Local Soybean production contributes approximately 5% of Bangladesh’s total Soybean demand. Domestically produced Soybean is used predominantly in the feed industry, while edible Oil is imported in crude form and as beans that are crushed locally. Due to the low potential yields of available Soybean varieties, Soybean cultivation was limited until recently. Of late, Soybean has been gaining popularity as a cash crop, particularly among farming households in the southern part of the country.

Since 1990, more than ten high-yielding Soybean varieties have been released in Bangladesh. However, roughly 70% of Soybean farmers are still cultivating “Shohag” – a variety officially released in 1991 but needs to be replaced with better types. Bangladesh witnessed its annual Oilseeds output double from over 0.6 million tons in 2009 to over 1.2 million tons. But, home production can hardly meet 10% of the country’s edible Oil requirement.

The remainder is imported as crude Oil or Oilseeds through spending over Tk28,000 crore a year to foot the bill. But with a massive surge in prices of both Soybean and palm Oils, Bangladesh’s edible Oil import bill was expected to reach anything beyond Tk35,000 crore in the last fiscal year. According to data from the state-run Trading Corporation of Bangladesh, the retail price of Soybean Oil (five-liter bottles) rose from Tk520 in May 2020 to Tk980 in two years. Against this backdrop, the country is now speeding up efforts to increase domestic production and cut import dependency urgently.

Officials at the Ministry of Agriculture said that a project to the tune of over Tk278 crore is underway to increase oilseeds production in the country. With a mandated project area in 250 selected regions of the country, the initiative aims at producing better-yielding seeds and providing them to farmers so that they can replace the current low-yield varieties. Only 30% of Soybean farmers are planting better kinds like BARI Soybean-5 and BARI Soybean-6, developed by the Bangladesh Agricultural Research Institute. The Bangladesh Institute of Nuclear Agriculture (BINA) and Bangladesh Agricultural University also released several high-yielding Soybean varieties, but planting is also limited.

Overall, the unavailability of high-yielding varieties and a lack of quality seeds hamper the expansion of Soybean cultivation in Bangladesh. Agriculture officials in Dhaka said the project would help more farmers have access to high-performing Oilseed varieties.

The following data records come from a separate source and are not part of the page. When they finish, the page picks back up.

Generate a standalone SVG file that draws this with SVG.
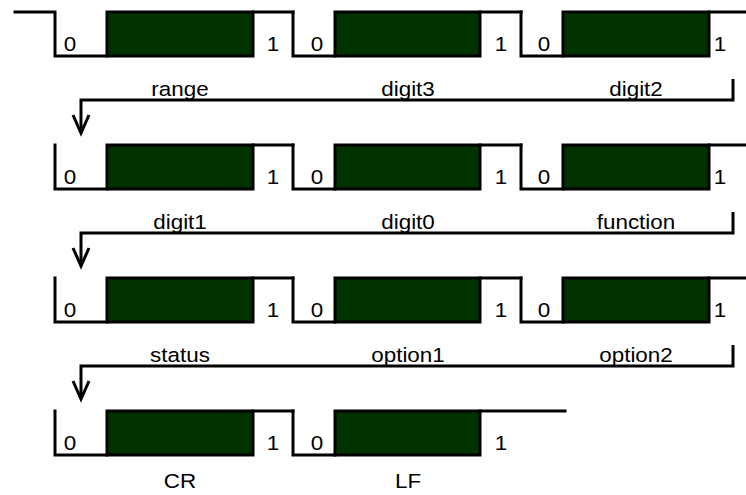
<svg xmlns="http://www.w3.org/2000/svg" width="746" height="495" viewBox="0 0 746 495">
<style>
.w{fill:none;stroke:#000;stroke-width:3;stroke-linejoin:miter;stroke-linecap:square}
.b{fill:#003300;stroke:#000;stroke-width:3}
.c{fill:none;stroke:#000;stroke-width:3}
.t{font-family:"Liberation Sans",Arial,sans-serif;font-size:19.5px;fill:#000;text-anchor:middle}
</style>
<defs>
<marker id="arr" viewBox="-20 -10 22 20" refX="0" refY="0" markerWidth="22" markerHeight="20" markerUnits="userSpaceOnUse" orient="auto" overflow="visible">
<path d="M-18,-8 L0,0 L-18,8" fill="none" stroke="#000" stroke-width="3"/>
</marker>
</defs>
<rect width="746" height="495" fill="#fff"/>

<!-- Row 1 -->
<g id="range">
<path class="w" d="M15,12 H55 V56 H107 M253,12 H293"/>
<rect class="b" x="107" y="12" width="146" height="44"/>
<text class="t" transform="translate(70,51) scale(1.15,1)">0</text>
<text class="t" transform="translate(273,51) scale(1.15,1)">1</text>
<text class="t" transform="translate(180,96) scale(1.15,1)">range</text>
</g>
<g id="digit3">
<path class="w" d="M293,12 V56 H335 M480,12 H521"/>
<rect class="b" x="335" y="12" width="145" height="44"/>
<text class="t" transform="translate(317,51) scale(1.15,1)">0</text>
<text class="t" transform="translate(501,51) scale(1.15,1)">1</text>
<text class="t" transform="translate(408,96) scale(1.15,1)">digit3</text>
</g>
<g id="digit2">
<path class="w" d="M521,12 V56 H563 M709,12 H746"/>
<rect class="b" x="563" y="12" width="146" height="44"/>
<text class="t" transform="translate(544,51) scale(1.15,1)">0</text>
<text class="t" transform="translate(720,51) scale(1.15,1)">1</text>
<text class="t" transform="translate(636,96) scale(1.15,1)">digit2</text>
</g>

<!-- Row 2 -->
<g id="digit1">
<path class="w" d="M55,145 V189 H107 M253,145 H293"/>
<rect class="b" x="107" y="145" width="146" height="44"/>
<text class="t" transform="translate(70,184) scale(1.15,1)">0</text>
<text class="t" transform="translate(273,184) scale(1.15,1)">1</text>
<text class="t" transform="translate(180,229) scale(1.15,1)">digit1</text>
</g>
<g id="digit0">
<path class="w" d="M293,145 V189 H335 M480,145 H521"/>
<rect class="b" x="335" y="145" width="145" height="44"/>
<text class="t" transform="translate(317,184) scale(1.15,1)">0</text>
<text class="t" transform="translate(501,184) scale(1.15,1)">1</text>
<text class="t" transform="translate(408,229) scale(1.15,1)">digit0</text>
</g>
<g id="function">
<path class="w" d="M521,145 V189 H563 M709,145 H746"/>
<rect class="b" x="563" y="145" width="146" height="44"/>
<text class="t" transform="translate(544,184) scale(1.15,1)">0</text>
<text class="t" transform="translate(720,184) scale(1.15,1)">1</text>
<text class="t" transform="translate(636,229) scale(1.15,1)">function</text>
</g>

<!-- Row 3 -->
<g id="status">
<path class="w" d="M55,278 V322 H107 M253,278 H293"/>
<rect class="b" x="107" y="278" width="146" height="44"/>
<text class="t" transform="translate(70,317) scale(1.15,1)">0</text>
<text class="t" transform="translate(273,317) scale(1.15,1)">1</text>
<text class="t" transform="translate(180,362) scale(1.15,1)">status</text>
</g>
<g id="option1">
<path class="w" d="M293,278 V322 H335 M480,278 H521"/>
<rect class="b" x="335" y="278" width="145" height="44"/>
<text class="t" transform="translate(317,317) scale(1.15,1)">0</text>
<text class="t" transform="translate(501,317) scale(1.15,1)">1</text>
<text class="t" transform="translate(408,362) scale(1.15,1)">option1</text>
</g>
<g id="option2">
<path class="w" d="M521,278 V322 H563 M709,278 H746"/>
<rect class="b" x="563" y="278" width="146" height="44"/>
<text class="t" transform="translate(544,317) scale(1.15,1)">0</text>
<text class="t" transform="translate(720,317) scale(1.15,1)">1</text>
<text class="t" transform="translate(636,362) scale(1.15,1)">option2</text>
</g>

<!-- Row 4 -->
<g id="CR">
<path class="w" d="M55,411 V455 H107 M253,411 H293"/>
<rect class="b" x="107" y="411" width="146" height="44"/>
<text class="t" transform="translate(70,450) scale(1.15,1)">0</text>
<text class="t" transform="translate(273,450) scale(1.15,1)">1</text>
<text class="t" transform="translate(180,488) scale(1.15,1)">CR</text>
</g>
<g id="LF">
<path class="w" d="M293,411 V455 H335 M480,411 H565"/>
<rect class="b" x="335" y="411" width="145" height="44"/>
<text class="t" transform="translate(317,450) scale(1.15,1)">0</text>
<text class="t" transform="translate(501,450) scale(1.15,1)">1</text>
<text class="t" transform="translate(408,488) scale(1.15,1)">LF</text>
</g>

<!-- Connectors -->
<g id="connectors">
<path class="c" d="M733,79 V100 H81 V133" marker-end="url(#arr)"/>
<path class="c" d="M733,212 V233 H81 V266" marker-end="url(#arr)"/>
<path class="c" d="M733,345 V366 H81 V399" marker-end="url(#arr)"/>
</g>
</svg>
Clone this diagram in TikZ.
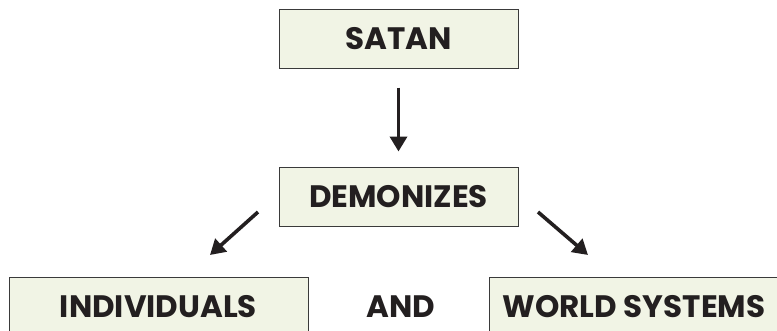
\documentclass[tikz,border=0pt]{standalone}
\usepackage{fontspec}
\setmainfont{Poppins}
\usetikzlibrary{arrows.meta}
\definecolor{boxfill}{HTML}{F1F4E5}
\definecolor{boxline}{HTML}{3A3A3A}
\definecolor{ink}{HTML}{231F20}

\begin{document}
\begin{tikzpicture}[
    x=1pt, y=-1pt,
    >={Triangle[length=15pt,width=17pt]},
    box/.style = {
      draw = boxline,
      fill = boxfill,
      line width = 1pt,
      rectangle,
      inner sep = 0pt,
      minimum height = 59pt,
      text = ink,
      font = \fontsize{31}{31}\selectfont\bfseries
    },
    link/.style = {
      ->,
      draw = ink,
      line width = 3.6pt
    }
  ]
  \useasboundingbox (0,0) rectangle (777,330);
  \clip (0,0) rectangle (777,330);

  \node[box, minimum width=239pt] (satan) at (398.5,38.5) {SATAN};
  \node[box, minimum width=239pt] (demonizes) at (398.5,196.5) {DEMONIZES};
  \node[box, minimum width=299pt] (individuals) at (158.5,306.5) {INDIVIDUALS};
  \node[box, minimum width=290pt] (world) at (634,306.5) {WORLD SYSTEMS};
  \node[text=ink, font=\fontsize{31}{31}\selectfont\bfseries] (and) at (401,306.5) {AND};

  \coordinate (lstart) at (258,212);
  \coordinate (lend) at (210,255);
  \coordinate (rstart) at (538,212);
  \coordinate (rend) at (588,255);

  \draw[link, shorten <=19pt, shorten >=15pt] (satan.south) -- (demonizes.north);
  \draw[link] (lstart) -- (lend);
  \draw[link] (rstart) -- (rend);
\end{tikzpicture}
\end{document}
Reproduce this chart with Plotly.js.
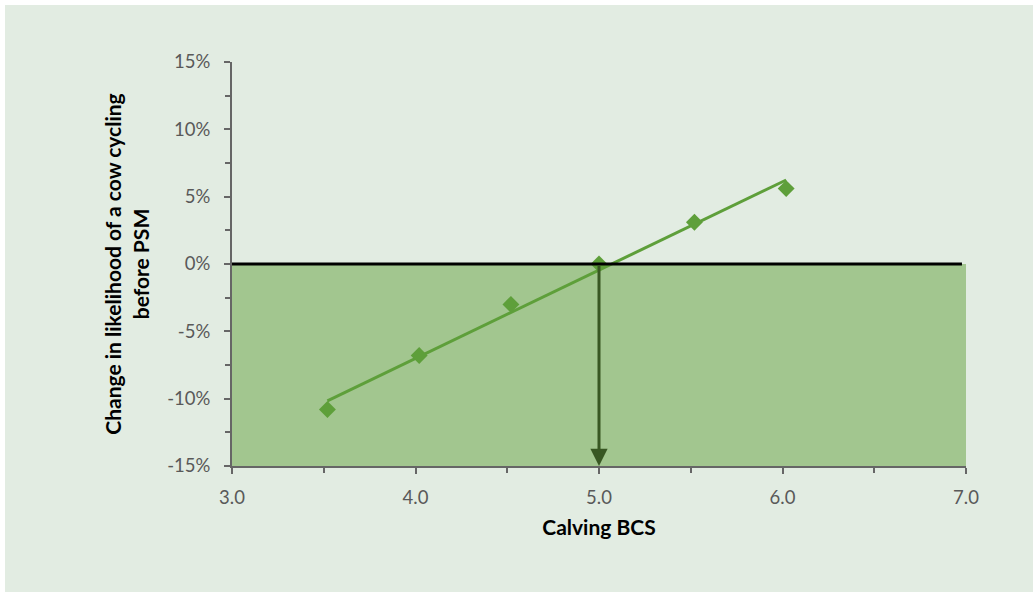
<!DOCTYPE html>
<html>
<head>
<meta charset="utf-8">
<script src="https://cdn.plot.ly/plotly-3.0.1.min.js"></script>
<style>
  html, body { margin: 0; padding: 0; background: #ffffff; }
  #chart { position: absolute; left: 5px; top: 5px; width: 1028px; height: 587px; }
</style>
</head>
<body>
<div id="chart"></div>
<script>
// Calving body condition score vs. change in likelihood of cycling before PSM (%)
const calvingBCS = [3.52, 4.02, 4.52, 5.0, 5.52, 6.02];
const changePct  = [-10.8, -6.8, -3.0, 0.0, 3.1, 5.6];
const xTickVals  = [3, 4, 5, 6, 7];
const xTickText  = ['3.0', '4.0', '5.0', '6.0', '7.0'];
const yTickVals  = [-15, -10, -5, 0, 5, 10, 15];
const yTickText  = ['-15%', '-10%', '-5%', '0%', '5%', '10%', '15%'];
const thresholdBCS = 5.0;

// least-squares linear trend through the points
function linearFit(xs, ys) {
  const n = xs.length;
  const mx = xs.reduce((a, b) => a + b, 0) / n;
  const my = ys.reduce((a, b) => a + b, 0) / n;
  let sxy = 0, sxx = 0;
  for (let i = 0; i < n; i++) {
    sxy += (xs[i] - mx) * (ys[i] - my);
    sxx += (xs[i] - mx) * (xs[i] - mx);
  }
  const slope = sxy / sxx;
  return { slope, intercept: my - slope * mx };
}
const fit = linearFit(calvingBCS, changePct);
const trendX = [calvingBCS[0], calvingBCS[calvingBCS.length - 1]];
const trendY = trendX.map(x => fit.intercept + fit.slope * x);

const green = '#5e9f3a';
const font = 'Lato, "Open Sans", sans-serif';
const tickFont = { family: font, size: 18.5, color: '#595959' };
const titleFont = { family: font, size: 21, color: '#000000', weight: 'bold' };

const traces = [
  {
    x: trendX, y: trendY, type: 'scatter', mode: 'lines',
    line: { color: green, width: 3 }, hoverinfo: 'skip', showlegend: false
  },
  {
    x: calvingBCS, y: changePct, type: 'scatter', mode: 'markers',
    marker: { symbol: 'diamond', size: 13, color: green },
    showlegend: false
  }
];

const layout = {
  width: 1028, height: 587,
  paper_bgcolor: '#e2ece2', plot_bgcolor: 'rgba(0,0,0,0)',
  margin: { l: 227, r: 67, t: 57, b: 126 },
  font: { family: font, size: 16, color: '#595959' },
  showlegend: false,
  xaxis: {
    range: [3, 7], tickvals: xTickVals, ticktext: xTickText,
    showgrid: false, zeroline: false,
    showline: true, linecolor: '#666666', linewidth: 2,
    ticks: 'outside', ticklen: 6, tickwidth: 2, tickcolor: '#666666',
    minor: { dtick: 0.5, ticks: 'outside', ticklen: 5, tickwidth: 2, tickcolor: '#666666', showgrid: false },
    tickfont: tickFont, ticklabelstandoff: 8,
    title: { text: 'Calving BCS', standoff: 13, font: titleFont }
  },
  yaxis: {
    range: [-15, 15], tickvals: yTickVals, ticktext: yTickText,
    showgrid: false, zeroline: false,
    showline: true, linecolor: '#666666', linewidth: 2,
    ticks: 'outside', ticklen: 6, tickwidth: 2, tickcolor: '#666666',
    minor: { dtick: 2.5, ticks: 'outside', ticklen: 5, tickwidth: 2, tickcolor: '#666666', showgrid: false },
    tickfont: tickFont, ticklabelstandoff: 10,
    title: { text: 'Change in likelihood of a cow cycling<br>before PSM', standoff: 12, font: titleFont }
  },
  shapes: [
    { type: 'rect', xref: 'x', yref: 'y', x0: 3, x1: 7, y0: -15, y1: 0,
      fillcolor: '#a2c68f', line: { width: 0 }, layer: 'below' },
    { type: 'line', xref: 'x', yref: 'y', x0: 2.967, x1: 6.978, y0: 0, y1: 0,
      line: { color: '#000000', width: 3 }, layer: 'above' }
  ],
  annotations: [
    { x: thresholdBCS, y: -15, ax: thresholdBCS, ay: 0, xref: 'x', yref: 'y', axref: 'x', ayref: 'y',
      text: '', showarrow: true, arrowhead: 2, arrowsize: 1.15, arrowwidth: 3, arrowcolor: '#385723' }
  ]
};

Plotly.newPlot('chart', traces, layout, { displayModeBar: false, staticPlot: true });
</script>
</body>
</html>
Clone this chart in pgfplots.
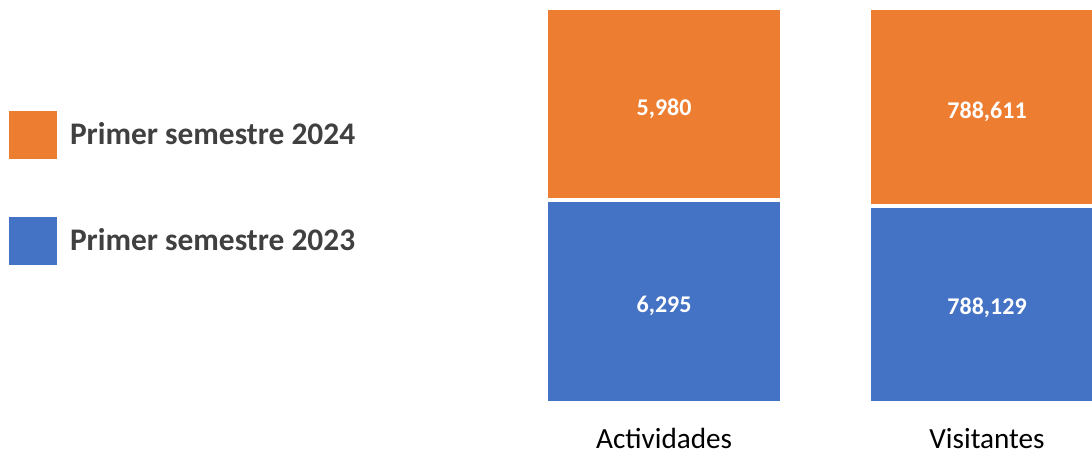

In Bangladesh, competing crops limit the available area for Soybean cultivation. Soybean competes with crops like winter rice (Boro), watermelons, sunflowers, and peanuts in the river basin islands (char land) of the southern coastal region of the country. Char land can be used for Soybean cultivation because of the relatively low levels of water availability and increased salinity in the late winter.

Bangladesh Runs a Project to Upgrade Soybean Variety

Bangladesh’s Soybean Trade

According to USDA estimates, Bangladesh’s Soybean imports for 2021-2022 stand at 2.6 million tons, and Soybean Oil imports at 0.7 million tons. There are about 80 Soybean Oil refineries in Bangladesh that import crude Soybean Oil and refine it for the domestic market.

In the last fiscal, as per AgFlow data, Brazil shipped 0.9 million tons of Soybean to Bangladesh in 2022, followed by the United States (0.6 million tons) and Canada (81,000 tons). The total import was 1.6 million tons, while Soybean Meal and Soybean Oil import volumes were 0.5 million tons and 0.2 million tons, respectively.

In 2020-21, an overwhelming 76% of Bangladesh’s total Soybean Oil imports came from Argentina, followed by 13% from Paraguay, 9% from Brazil, and 2% from others. In 2020, Bangladesh imported Soybean Oil worth $461 million, becoming the 4th largest importer of Soybean Oil in the world. The same year, Soybean Oil was Bangladesh’s 19th most imported product. Bangladesh imports Soybean Oil primarily from: Argentina ($292M), Brazil ($119M), Paraguay ($39.2M), Turkey ($6.27M), and Saudi Arabia ($3.91M).